Görüntü yönetiminin zaman zaman “gün batımında Afrika” gibi klişelere sapan bir yaklaşımı olsa da genelde etkileyici olduğu film, anlattığı tutkuyu ve tutkunun sahibini gereği kadar iyi analiz etmemiş olsa da hem özellikle sinemaseverler için özel bir anlama sahip hem de kendisinin “sözcük, fikir ve melodi satan fahişelerden biri” olduğunun farkında olan ve bu nedenle seçtiği ayrıksı duruşu da ancak bir noktaya kadar götürebileceğini bilen karakteri ile ilgiyi hak ediyor.

(“Beyaz Avcı Kara Yürek”)

De Battre Mon Coeur s’est Arrêté – Jacques Audiard (2005)

“Emlakçıyım. Binalara fare salıyorum, suyu elektriği kesiyorum. Bazen arkadaşlarla beyzbol sopası alıp gideriz. İnsanları evden çıkmaya zorlarız”

Piyanist olmak ile acımasız bir emlakçı olmak arasında kalan bir adamın hikâyesi.

James Toback’ın 1978 tarihli “Fingers” filminden uyarlanan bu film, Amerikalıların yaratıcılık sıkıntısı çektiğinde Avrupa ve Uzak Doğu sinemalarına dönmesinin tam tersini yapıyor ve ortaya çok başarılı bir sonuç koyuyor. Temel olarak bir ikilemin filmi bu, her bireyin hayatı boyunca karşılaşabileceği ve işte o aşamada yaptığı seçimlerin (veya seçim yapmaktan korkmanın) sonraki tüm hayatını etkileyeceği türden.

İlk sahnelerinde diyalogları ve çekimleri ile sanki bir uyuşturucu satıcılığı içinde imiş gibi gösterdiği adamların gerçek işini anladığımızda iki iş arasında fark olmadığı mesajını vererek başlayan film tüm süresi boyunca kahramanımızın içinde bulunduğu ikilemde hangi tarafta olduğunu açıklıkla ve sıkça vurguluyor. Bir tarafta günümüzün geçerli değerlerinin öne sürdüğü yasal ama etik olmayan bir iş var ve kahramanımızın bu işteki yetkinliği ortada. Diğer tarafta ise tüm enerjisini ve tutkusunu adamasına rağmen arzu ettiği seviyeye gelemeyeceği bir iş var. Film boyunca bu iki seçeneğin arasında bocalayan adamı, ve yaşadığı ikilemin boyutlarını ve karakteristiklerini seyirciye taraf tutmaktan çekinmeden gösteren senaryo filmin en başarılı öğelerinden biri. Bu senaryoya bir eldiven gibi uyan mizansen anlayışı ve özellikle Romain Duris’nin oyunculuğu filmin başarı düzeyini oldukça yukarıya taşıyor.
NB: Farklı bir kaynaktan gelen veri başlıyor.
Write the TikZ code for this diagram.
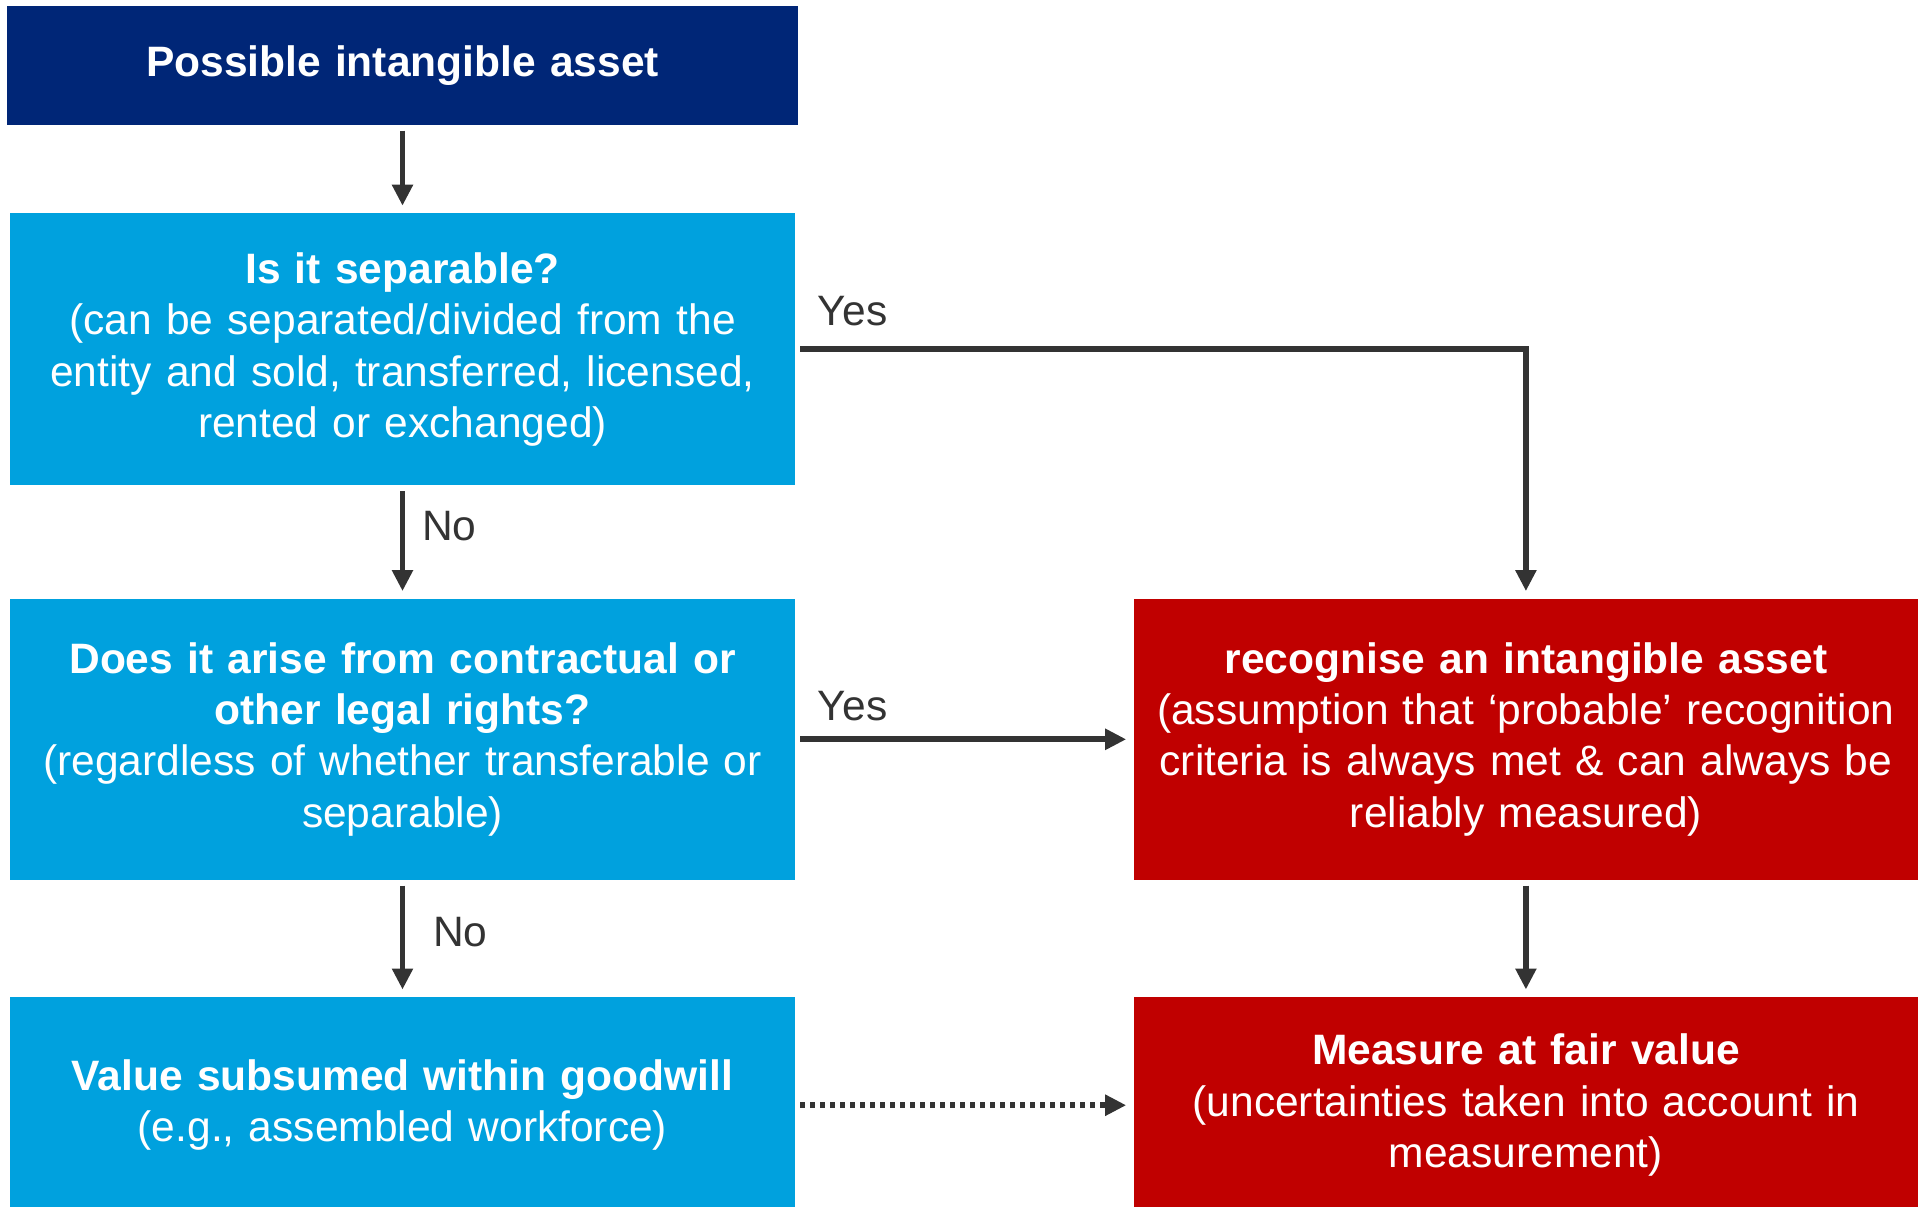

Filmin hemen tüm karelerinde görünen Duris zaman zaman “fiziksel” bazen de duygu yüklü oyunculuğu ile özellikle babasının cesedini bulduğu sahnede zirveye çıkan bir gösteri sergiliyor. Abartılı bir oyunculuğa kaymaya çok uygun olan bu sahnede Duris karakterini yapaylıklardan arınmış bir şekilde tüm çıplaklığı ile karşımıza getiriyor. Benzer şekilde, arkadaşının eşine söylediği yalanın ortaya çıktığı sahnede takındığı “beceriksiz” tavırda da yaşadığı tüm panik, tereddüt ve şaşkınlığı bize aynen geçiriyor. Tüm film süresince “özdeşleşmeye” inanılmaz bir doğallıkla çağırıyor ve hikâyesine ortak ediyor bizi oyuncu ve onun sık sık karşımıza gelen hareketli elleri ve parmakları bile iyi bir oyuncunun nasıl tüm vücudu ile oynayabileceğini ispatlıyor seyredene.
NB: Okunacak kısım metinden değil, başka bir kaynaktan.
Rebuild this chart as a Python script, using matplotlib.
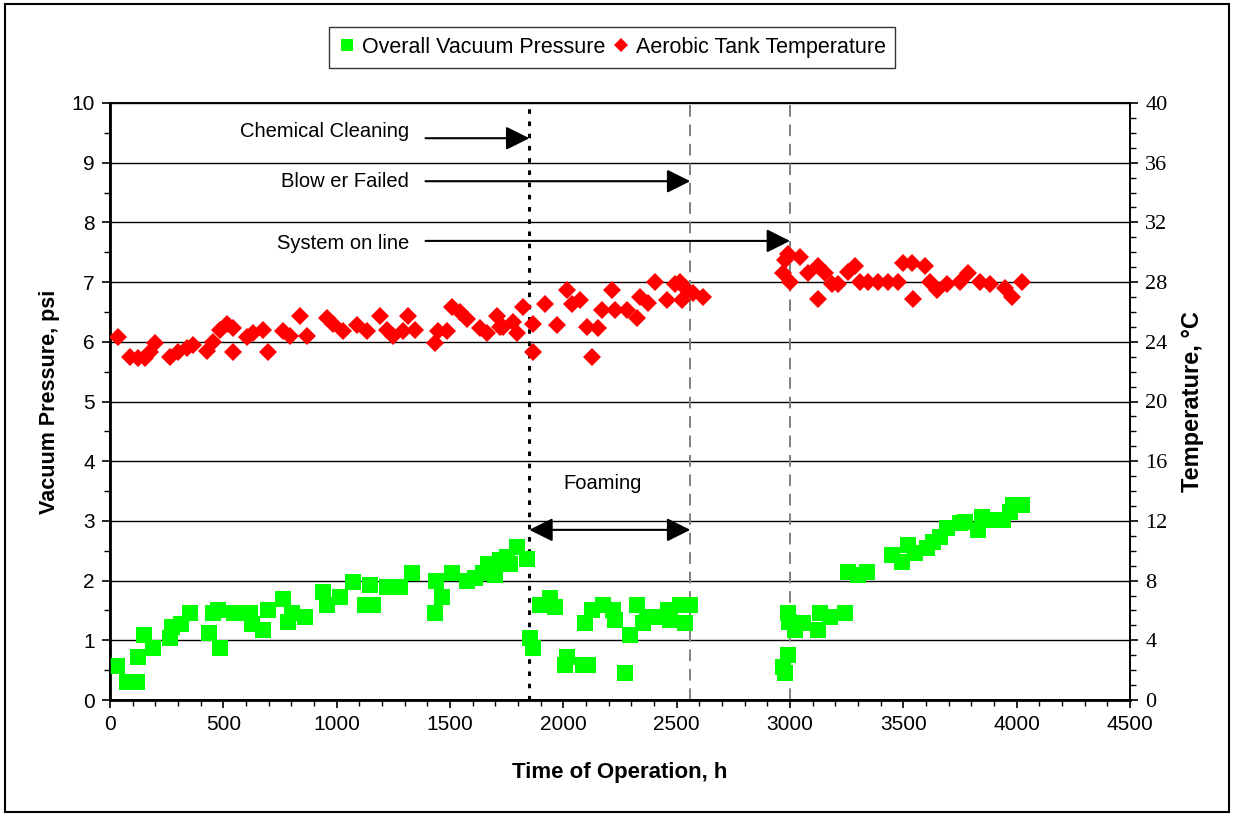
import matplotlib as mpl
mpl.use('agg')
import matplotlib.pyplot as plt
from matplotlib.patches import Rectangle
from matplotlib.ticker import MultipleLocator

plt.rcParams['font.family'] = ['Liberation Sans', 'DejaVu Sans']

# vacuum pressure (psi) vs time (h)
vac_h = [30, 75, 120, 124, 150, 190, 265, 272, 315, 355, 435, 455, 478, 485, 545,
         618, 625, 675, 697, 765, 785, 805, 860, 940, 957, 1015, 1072, 1125, 1147,
         1160, 1222, 1280, 1332, 1434, 1440, 1465, 1509, 1575, 1610, 1646, 1668,
         1700, 1720, 1751, 1765, 1795, 1839, 1853, 1866, 1897, 1941, 1963, 2007,
         2016, 2087, 2096, 2109, 2126, 2175, 2219, 2228, 2272, 2294, 2325, 2352,
         2369, 2413, 2462, 2471, 2515, 2537, 2559, 2970, 2978, 2991, 2991, 2995,
         3022, 3058, 3124, 3133, 3177, 3243, 3256, 3300, 3340, 3450, 3494, 3521,
         3552, 3605, 3631, 3662, 3692, 3750, 3772, 3829, 3847, 3891, 3940, 3971,
         3984, 4023]
vac_psi = [0.57, 0.3, 0.3, 0.72, 1.09, 0.87, 1.04, 1.23, 1.28, 1.45, 1.12, 1.45,
           1.5, 0.87, 1.45, 1.45, 1.28, 1.17, 1.5, 1.7, 1.3, 1.45, 1.39, 1.81,
           1.59, 1.73, 1.98, 1.59, 1.93, 1.59, 1.89, 1.89, 2.12, 1.45, 2.0, 1.73,
           2.12, 2.0, 2.05, 2.12, 2.28, 2.1, 2.35, 2.4, 2.28, 2.57, 2.37, 1.04,
           0.87, 1.59, 1.71, 1.56, 0.59, 0.72, 0.59, 1.29, 0.59, 1.51, 1.59, 1.51,
           1.34, 0.45, 1.09, 1.59, 1.29, 1.39, 1.39, 1.51, 1.34, 1.59, 1.29, 1.59,
           0.55, 0.45, 0.75, 1.45, 1.3, 1.17, 1.29, 1.17, 1.45, 1.39, 1.45, 2.14,
           2.09, 2.14, 2.43, 2.31, 2.6, 2.46, 2.55, 2.65, 2.73, 2.88, 2.96, 2.98,
           2.85, 3.07, 3.02, 3.02, 3.15, 3.27, 3.27]

# aerobic tank temperature (C) vs time (h)
temp_h = [36, 88, 124, 154, 176, 199, 265, 300, 340, 366, 428, 455, 485, 516, 543,
          543, 604, 631, 675, 697, 763, 794, 838, 869, 957, 984, 1028, 1090, 1134,
          1191, 1222, 1249, 1293, 1315, 1346, 1434, 1447, 1487, 1509, 1544, 1575,
          1632, 1663, 1707, 1721, 1734, 1778, 1795, 1822, 1866, 1866, 1919, 1972,
          2016, 2038, 2074, 2104, 2126, 2153, 2171, 2215, 2228, 2281, 2325, 2338,
          2374, 2404, 2457, 2493, 2515, 2524, 2546, 2572, 2616, 2970, 2978, 2991,
          3000, 3044, 3080, 3124, 3124, 3155, 3186, 3212, 3256, 3287, 3309, 3344,
          3389, 3433, 3477, 3499, 3538, 3543, 3596, 3618, 3649, 3692, 3750, 3785,
          3838, 3882, 3949, 3980, 4023]
temp_c = [24.3, 23.0, 22.9, 22.9, 23.3, 23.9, 23.0, 23.3, 23.6, 23.8, 23.4, 24.0,
          24.8, 25.2, 24.9, 23.3, 24.3, 24.6, 24.8, 23.3, 24.7, 24.4, 25.7, 24.4,
          25.6, 25.2, 24.7, 25.1, 24.7, 25.7, 24.8, 24.4, 24.7, 25.7, 24.8, 23.9,
          24.7, 24.7, 26.3, 26.0, 25.5, 24.9, 24.6, 25.7, 25.0, 25.0, 25.3, 24.6,
          26.3, 23.3, 25.2, 26.5, 25.1, 27.5, 26.5, 26.8, 25.0, 23.0, 24.9, 26.1,
          27.5, 26.1, 26.1, 25.6, 27.0, 26.6, 28.0, 26.8, 27.9, 28.0, 26.8, 27.5,
          27.3, 27.0, 28.6, 29.5, 29.9, 28.0, 29.7, 28.6, 29.1, 26.9, 28.6, 27.9,
          27.9, 28.7, 29.1, 28.0, 28.0, 28.0, 28.0, 28.0, 29.3, 29.3, 26.9, 29.1,
          28.0, 27.5, 27.9, 28.0, 28.6, 28.0, 27.9, 27.6, 27.0, 28.0]

temp_ticks = [0, 4, 8, 12, 16, 20, 24, 28, 32, 36, 40]

events_h = [1850, 2560, 3000]
event_labels = ['Chemical Cleaning', 'Blow er Failed', 'System on line']
event_text_y = [9.52, 8.68, 7.65]
event_arrow_y = [9.41, 8.69, 7.69]
arrow_start_h = 1392
text_end_h = 1320

fig = plt.figure(figsize=(12.33, 8.15), dpi=100)
fig.patches.append(Rectangle((5/1233, 3/815), 1224/1233, 808/815, transform=fig.transFigure,
                             fill=False, edgecolor='black', linewidth=1.5))

ax = fig.add_axes([110/1233, 115/815, 1020/1233, 597/815])
ax2 = ax.twinx()

ax.set_xlim(0, 4500)
ax.set_ylim(0, 10)
ax2.set_ylim(0, 40)
ax.xaxis.set_major_locator(MultipleLocator(500))
ax.xaxis.set_minor_locator(MultipleLocator(100))
ax.yaxis.set_major_locator(MultipleLocator(1))
ax.yaxis.set_minor_locator(MultipleLocator(0.5))
ax2.set_yticks(temp_ticks)
ax2.set_yticklabels([str(t) for t in temp_ticks], fontfamily='Liberation Serif', fontsize=16)
ax2.yaxis.set_minor_locator(MultipleLocator(1))

ax.grid(axis='y', which='major', color='black', linewidth=1)
ax.set_axisbelow(True)

for a in (ax, ax2):
    for s in a.spines.values():
        s.set_linewidth(1.2)
ax.spines['left'].set_linewidth(2)
ax.spines['bottom'].set_linewidth(2)

ax.tick_params(which='major', direction='out', length=6, width=1.2, labelsize=15, pad=5)
ax.tick_params(which='minor', direction='out', length=4, width=1)
ax2.tick_params(which='major', direction='out', length=6, width=1.2, pad=5)
ax2.tick_params(which='minor', direction='out', length=4, width=1)

# event lines
ax.axvline(events_h[0], color='black', linestyle=(0, (1.5, 2.5)), linewidth=2.2, zorder=1)
for xv in events_h[1:]:
    ax.axvline(xv, color='#808080', linestyle=(0, (6, 4)), linewidth=1.4, zorder=1)

ax.plot(vac_h, vac_psi, linestyle='none', marker='s', markersize=11, color='#00ff00',
        markeredgewidth=0, label='Overall Vacuum Pressure', zorder=3)
ax2.plot(temp_h, temp_c, linestyle='none', marker='D', markersize=9.5, color='#ff0000',
         markeredgewidth=0, label='Aerobic Tank Temperature', zorder=3)

for lab, ty, ay, xv in zip(event_labels, event_text_y, event_arrow_y, events_h):
    ax.text(text_end_h, ty, lab, ha='right', va='center', fontsize=14.5)
    ax.annotate('', xy=(xv, ay), xytext=(arrow_start_h, ay),
                arrowprops=dict(arrowstyle='-|>,head_length=0.9,head_width=0.45',
                                mutation_scale=16, color='black', lw=1.5,
                                shrinkA=0, shrinkB=0))

ax.annotate('', xy=(events_h[1], 2.85), xytext=(events_h[0], 2.85),
            arrowprops=dict(arrowstyle='<|-|>,head_length=0.9,head_width=0.45',
                            mutation_scale=16, color='black', lw=1.5,
                            shrinkA=0, shrinkB=0))
ax.text(2175, 3.63, 'Foaming', ha='center', va='center', fontsize=14.5)

ax.set_xlabel('Time of Operation, h', fontsize=16, fontweight='bold', labelpad=20)
ax.set_ylabel('Vacuum Pressure, psi', fontsize=15.5, fontweight='bold', labelpad=8)
ax2.set_ylabel('Temperature, °C', fontsize=17, fontweight='bold', labelpad=10)

h1, l1 = ax.get_legend_handles_labels()
h2, l2 = ax2.get_legend_handles_labels()
leg = fig.legend(h1 + h2, l1 + l2, loc='center', bbox_to_anchor=(612/1233, 1 - 47.5/815),
                 ncol=2, fontsize=15.5, frameon=True, fancybox=False, edgecolor='black',
                 handlelength=0.8, handletextpad=0.3, columnspacing=0.3,
                 borderpad=0.45, markerscale=0.75)
leg.get_frame().set_linewidth(1)

plt.savefig('out.png', dpi=100)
Tüm süslemelerden arınmış görünen basit bir hikâyeden böylesine bir başarı elde edilmesinde bir diğer büyük payın sahibi yönetmen Jacques Audiard. Bir şekilde filme zarafet katmayı başarmış, bu başka bir yönetmenin elinde çok farklı yerlere gidebilecek senaryoya. Hareketli bir kamera kullanımı, zaman zaman stilize bir anlatım ve baş kahramanın serbest bırakılmış görünen oyunculuğunda da kendini gösteren oyuncu yönetimi filmi geldiği o başarılı noktaya taşıyan önemli faktörler.
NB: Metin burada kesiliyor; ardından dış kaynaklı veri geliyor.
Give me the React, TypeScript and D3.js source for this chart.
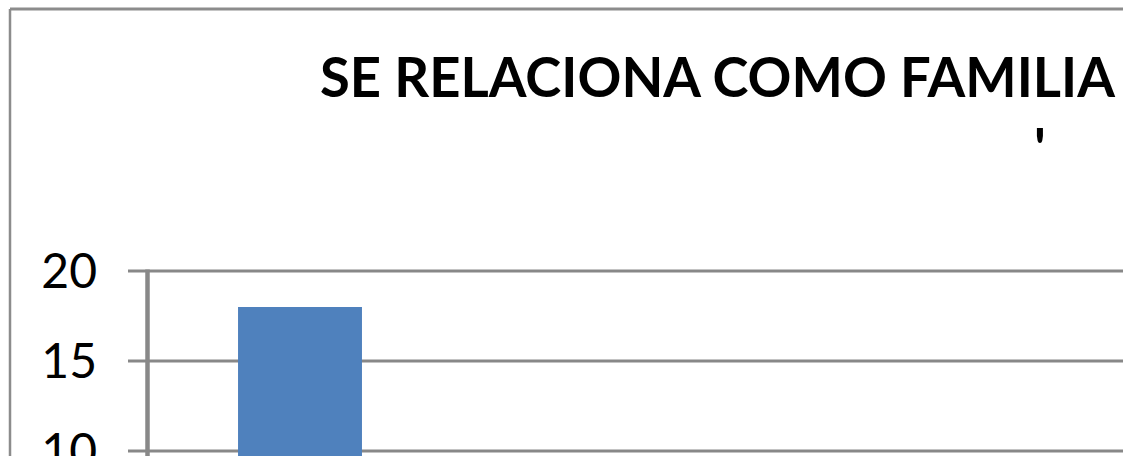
import React from "react";
import * as d3 from "d3";

const TITLE = "SE RELACIONA COMO FAMILIA";
const SUBTITLE_MARK = "'";
const categories = ["Sí"];
const values = [18];
const yTicks = [0, 5, 10, 15, 20];

const W = 1132;
const H = 456;

export default function App() {
  const y = d3.scaleLinear().domain([0, 20]).range([631, 271]);
  const x = d3
    .scaleBand<string>()
    .domain(categories)
    .range([147, 453])
    .paddingInner(0.595)
    .paddingOuter(0.2975);
  const axisX = 147.5;
  const gridRight = 1123;
  const gray = "#888888";

  return (
    <svg
      width={W}
      height={H}
      style={{ position: "absolute", left: 0, top: 0, display: "block" }}
    >
      <rect x={0} y={0} width={W} height={H} fill="#ffffff" />
      {/* frame */}
      <line x1={10} y1={9} x2={gridRight} y2={9} stroke="#8c8c8c" strokeWidth={3} />
      <line x1={10} y1={9} x2={10} y2={H} stroke="#8c8c8c" strokeWidth={2.5} />
      {/* title */}
      <text
        x={320}
        y={97}
        fontFamily="Lato, 'Liberation Sans', sans-serif"
        fontWeight={700}
        fontSize={56}
        textLength={795}
        lengthAdjust="spacingAndGlyphs"
        fill="#000"
      >
        {TITLE}
      </text>
      <text
        x={1040}
        y={168}
        textAnchor="middle"
        fontFamily="Lato, 'Liberation Sans', sans-serif"
        fontWeight={700}
        fontSize={56}
        fill="#000"
      >
        {SUBTITLE_MARK}
      </text>
      {/* gridlines & ticks */}
      {yTicks.map((t) => (
        <g key={t}>
          <line x1={128} x2={gridRight} y1={y(t)} y2={y(t)} stroke={gray} strokeWidth={3} />
          <text
            x={97}
            y={y(t) + 17}
            textAnchor="end"
            fontFamily="Lato, 'Liberation Sans', sans-serif"
            fontSize={48}
            fill="#000"
          >
            {t}
          </text>
        </g>
      ))}
      {/* bars */}
      {categories.map((c, i) => (
        <rect
          key={c}
          x={x(c)}
          y={y(values[i])}
          width={x.bandwidth()}
          height={y(0) - y(values[i])}
          fill="#4f81bd"
        />
      ))}
      {/* y axis */}
      <line x1={axisX} x2={axisX} y1={y(20) - 1.5} y2={y(0)} stroke={gray} strokeWidth={4.5} />
    </svg>
  );
}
Yok etmenin karşısına yaratıcılığı koyan film, sanatın yaratıcılık yolu ile insanları yukarılara taşıması ile içinde bulunduğumuz ekonomik düzenin gereklerinden biri olan ve güçlüye hizmet etmek anlayışı üzerine kurulu diğer işin insanları yok etmesi ve onlara yaşam hakkı tanımamasını karşı karşıya getiriyor böylece. Bir tarafta boş evlere yerleşen kaçak göçmenleri o evlerden atmaya odaklı bir iş, diğer tarafta ise bir göçmenden alınan dersler ile edinilmeye çalışılan bir kariyer; ötekini yok eden bir anlayış ile ötekinin zenginliğinden beslenen bir anlayış. Film bu karşılaştırmayı başka araçlar ile de sık sık yapıyor; bir tarafta bir sanatçı anne, diğer tarafta kaba bir baba veya bir tarafta sertliğe prim veren bir baba diğer tarafta o babanın aşağıladığı ince ruhlu bir emprezaryo. Birbirlerinin dillerini bilmeyen iki insanın sanatın o birleştirici dili üzerinden bir araya gelebilmelerini ve birlikte yaratabilmelerini samimi duygular ile gösterebilen ve kalbimizin ritimlerini kaçırmamak ve/veya birini kaçırdığımızda her zaman yakalanabilecek yeni bir ritim olduğuna inanmak üzerine şık bir film.